Hit: Jeremy Wates, Secretary General of the European Environmental Bureau said “We welcome President Juncker setting out climate change as a clear priority in his State of the Union address and cementing EU global leadership on this.”

Miss: “Yet again President Juncker has failed to bring himself to even mention sustainability or the 2030 SDG Agenda. This is deeply worrying as we need to bring the Sustainable Development Goals to the heart of policymaking at European and Member State level.” Mr Wates added.


European Youth Forum (EYF)

Hit: Anna Widegren, Secretary General stated “We welcome President Juncker’s commitment to Social Europe and to be the leader in the fight against climate change. These are key concerns for young people. Europe can pave the way for a better tomorrow for future generations. Young people are ready to build this more united, stronger and more democratic Union.


Council of European Municipalities and Regions (CEMR)

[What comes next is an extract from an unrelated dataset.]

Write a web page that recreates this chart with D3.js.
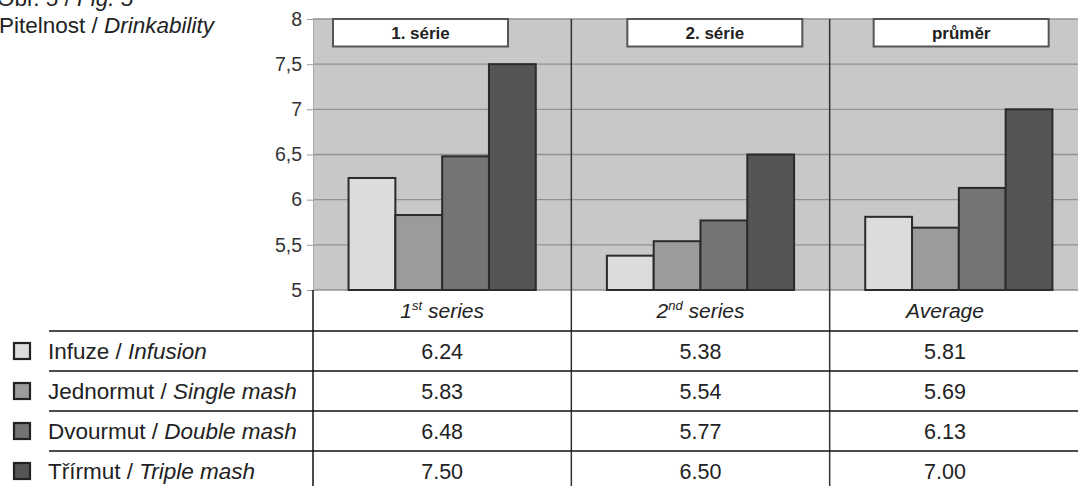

Hit: Frédéric Vallier, Secretary General of CEMR reacted with the following:“In the State of the Union speech, EU Commission President Juncker announced the creation of a Subsidiarity and Proportionality Task Force. For CEMR this is a positive step towards better law making and highlights that the Commission is paying closer attention to improving EU governance. Hopefully, this Task Force will include towns and regions’ representatives. They can play a positive role helping the EU’s efforts to focus on those issues where they can make a real difference. Furthermore, CEMR welcomes Juncker’s presentation of a sixth scenario for reforming Europe, recalling Europe’s diversity and focusing on core European values: freedom, equality and the rule of law.”